Information supplied
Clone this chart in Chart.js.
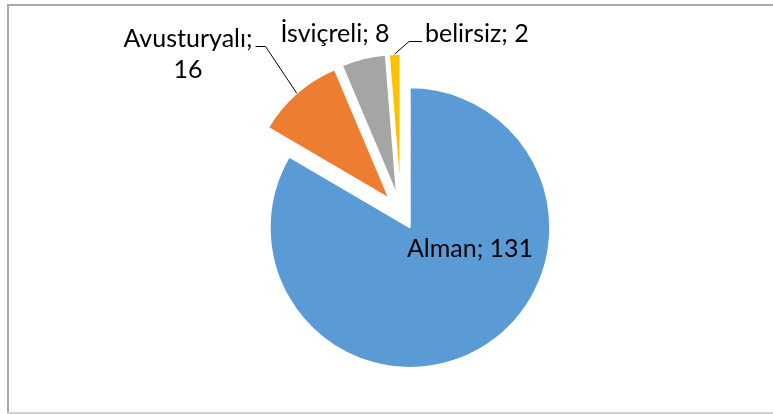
<!DOCTYPE html>
<html>
<head>
<meta charset="utf-8">
<script src="https://cdn.jsdelivr.net/npm/chart.js@4.4.0/dist/chart.umd.min.js"></script>
<style>
  html, body { margin: 0; padding: 0; background: #fff; }
  .wrap { position: relative; width: 773px; height: 414px; }
</style>
</head>
<body>
<div class="wrap"><canvas id="pie"></canvas></div>
<script>
const labels = ["Alman", "Avusturyalı", "İsviçreli", "belirsiz"];
const counts = [131, 16, 8, 2];
const colors = ["#5B9BD5", "#ED7D31", "#A5A5A5", "#FFC000"];

// every slice is pulled out of the pie by the same distance
const explode = 18;
const labelFont = "25px Lato";

// where each data label sits, measured from the pie centre (baseline of first line)
const labelSpots = [
  { dx: 69, dy: 45, align: "center" },
  { dx: -213, dy: -165, align: "center", wrap: true, leader: true },
  { dx: -66, dy: -170, align: "center" },
  { dx: 24, dy: -170, align: "left", leader: true },
];

// light frame round the chart
const frame = {
  id: "frame",
  beforeDraw(chart) {
    const ctx = chart.ctx;
    ctx.save();
    ctx.fillStyle = "#fff";
    ctx.fillRect(0, 0, chart.width, chart.height);
    ctx.fillStyle = "#a9a9a9";
    ctx.fillRect(7, 4, chart.width, 2);
    ctx.fillRect(7, 4, 2, chart.height);
    ctx.fillStyle = "#d0d0d0";
    ctx.fillRect(7, 412, chart.width, 2);
    ctx.restore();
  },
};

// draw each arc shifted outwards along its bisector
const explodeSlices = {
  id: "explodeSlices",
  beforeDatasetDraw(chart, args) {
    const ctx = chart.ctx;
    args.meta.data.forEach((arc) => {
      const mid = (arc.startAngle + arc.endAngle) / 2;
      ctx.save();
      ctx.translate(Math.cos(mid) * explode, Math.sin(mid) * explode);
      arc.draw(ctx);
      ctx.restore();
    });
    return false;
  },
};

const dataLabels = {
  id: "dataLabels",
  afterDatasetsDraw(chart) {
    const ctx = chart.ctx;
    const arcs = chart.getDatasetMeta(0).data;
    ctx.save();
    ctx.font = labelFont;
    ctx.fillStyle = "#000";
    ctx.strokeStyle = "#000";
    ctx.lineWidth = 1;
    ctx.textBaseline = "alphabetic";
    arcs.forEach((arc, i) => {
      const spot = labelSpots[i];
      const x = arc.x + spot.dx;
      const y = arc.y + spot.dy;
      const lines = spot.wrap
        ? [labels[i] + ";", String(counts[i])]
        : [labels[i] + "; " + counts[i]];
      ctx.textAlign = spot.align;
      lines.forEach((t, k) => ctx.fillText(t, x, y + k * 31));

      if (!spot.leader) return;
      // leader line from the label to the middle of the slice's rim
      const mid = (arc.startAngle + arc.endAngle) / 2;
      const r = arc.outerRadius + explode;
      const tx = arc.x + Math.cos(mid) * r;
      const ty = arc.y + Math.sin(mid) * r;
      const w = ctx.measureText(lines[0]).width;
      let sx, ex;
      if (spot.align === "left") {
        sx = x - 3;
        ex = sx - 13;
      } else {
        sx = x + w / 2 + 3;
        ex = sx + 10;
      }
      const ly = Math.round(y - 1) + 0.5;
      ctx.beginPath();
      ctx.moveTo(sx, ly);
      ctx.lineTo(ex, ly);
      ctx.lineTo(tx, ty);
      ctx.stroke();
    });
    ctx.restore();
  },
};

new Chart(document.getElementById("pie"), {
  type: "pie",
  data: {
    labels: labels,
    datasets: [
      {
        data: counts,
        backgroundColor: colors,
        borderColor: "#fff",
        borderWidth: 1.5,
        radius: 140,
      },
    ],
  },
  options: {
    responsive: true,
    maintainAspectRatio: false,
    animation: false,
    layout: {
      padding: { left: 29, right: 0, top: 10, bottom: 0 },
    },
    plugins: {
      legend: { display: false },
      tooltip: { enabled: false },
    },
  },
  plugins: [frame, explodeSlices, dataLabels],
});
</script>
</body>
</html>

Task to complete
Repeat all of the data above word for word, minus the pictures.

Response for this exercise
Clone this chart in Chart.js.
<!DOCTYPE html>
<html>
<head>
<meta charset="utf-8">
<script src="https://cdn.jsdelivr.net/npm/chart.js@4.4.0/dist/chart.umd.min.js"></script>
<style>
  html, body { margin: 0; padding: 0; background: #fff; }
  .wrap { position: relative; width: 773px; height: 414px; }
</style>
</head>
<body>
<div class="wrap"><canvas id="pie"></canvas></div>
<script>
const labels = ["Alman", "Avusturyalı", "İsviçreli", "belirsiz"];
const counts = [131, 16, 8, 2];
const colors = ["#5B9BD5", "#ED7D31", "#A5A5A5", "#FFC000"];

// every slice is pulled out of the pie by the same distance
const explode = 18;
const labelFont = "25px Lato";

// where each data label sits, measured from the pie centre (baseline of first line)
const labelSpots = [
  { dx: 69, dy: 45, align: "center" },
  { dx: -213, dy: -165, align: "center", wrap: true, leader: true },
  { dx: -66, dy: -170, align: "center" },
  { dx: 24, dy: -170, align: "left", leader: true },
];

// light frame round the chart
const frame = {
  id: "frame",
  beforeDraw(chart) {
    const ctx = chart.ctx;
    ctx.save();
    ctx.fillStyle = "#fff";
    ctx.fillRect(0, 0, chart.width, chart.height);
    ctx.fillStyle = "#a9a9a9";
    ctx.fillRect(7, 4, chart.width, 2);
    ctx.fillRect(7, 4, 2, chart.height);
    ctx.fillStyle = "#d0d0d0";
    ctx.fillRect(7, 412, chart.width, 2);
    ctx.restore();
  },
};

// draw each arc shifted outwards along its bisector
const explodeSlices = {
  id: "explodeSlices",
  beforeDatasetDraw(chart, args) {
    const ctx = chart.ctx;
    args.meta.data.forEach((arc) => {
      const mid = (arc.startAngle + arc.endAngle) / 2;
      ctx.save();
      ctx.translate(Math.cos(mid) * explode, Math.sin(mid) * explode);
      arc.draw(ctx);
      ctx.restore();
    });
    return false;
  },
};

const dataLabels = {
  id: "dataLabels",
  afterDatasetsDraw(chart) {
    const ctx = chart.ctx;
    const arcs = chart.getDatasetMeta(0).data;
    ctx.save();
    ctx.font = labelFont;
    ctx.fillStyle = "#000";
    ctx.strokeStyle = "#000";
    ctx.lineWidth = 1;
    ctx.textBaseline = "alphabetic";
    arcs.forEach((arc, i) => {
      const spot = labelSpots[i];
      const x = arc.x + spot.dx;
      const y = arc.y + spot.dy;
      const lines = spot.wrap
        ? [labels[i] + ";", String(counts[i])]
        : [labels[i] + "; " + counts[i]];
      ctx.textAlign = spot.align;
      lines.forEach((t, k) => ctx.fillText(t, x, y + k * 31));

      if (!spot.leader) return;
      // leader line from the label to the middle of the slice's rim
      const mid = (arc.startAngle + arc.endAngle) / 2;
      const r = arc.outerRadius + explode;
      const tx = arc.x + Math.cos(mid) * r;
      const ty = arc.y + Math.sin(mid) * r;
      const w = ctx.measureText(lines[0]).width;
      let sx, ex;
      if (spot.align === "left") {
        sx = x - 3;
        ex = sx - 13;
      } else {
        sx = x + w / 2 + 3;
        ex = sx + 10;
      }
      const ly = Math.round(y - 1) + 0.5;
      ctx.beginPath();
      ctx.moveTo(sx, ly);
      ctx.lineTo(ex, ly);
      ctx.lineTo(tx, ty);
      ctx.stroke();
    });
    ctx.restore();
  },
};

new Chart(document.getElementById("pie"), {
  type: "pie",
  data: {
    labels: labels,
    datasets: [
      {
        data: counts,
        backgroundColor: colors,
        borderColor: "#fff",
        borderWidth: 1.5,
        radius: 140,
      },
    ],
  },
  options: {
    responsive: true,
    maintainAspectRatio: false,
    animation: false,
    layout: {
      padding: { left: 29, right: 0, top: 10, bottom: 0 },
    },
    plugins: {
      legend: { display: false },
      tooltip: { enabled: false },
    },
  },
  plugins: [frame, explodeSlices, dataLabels],
});
</script>
</body>
</html>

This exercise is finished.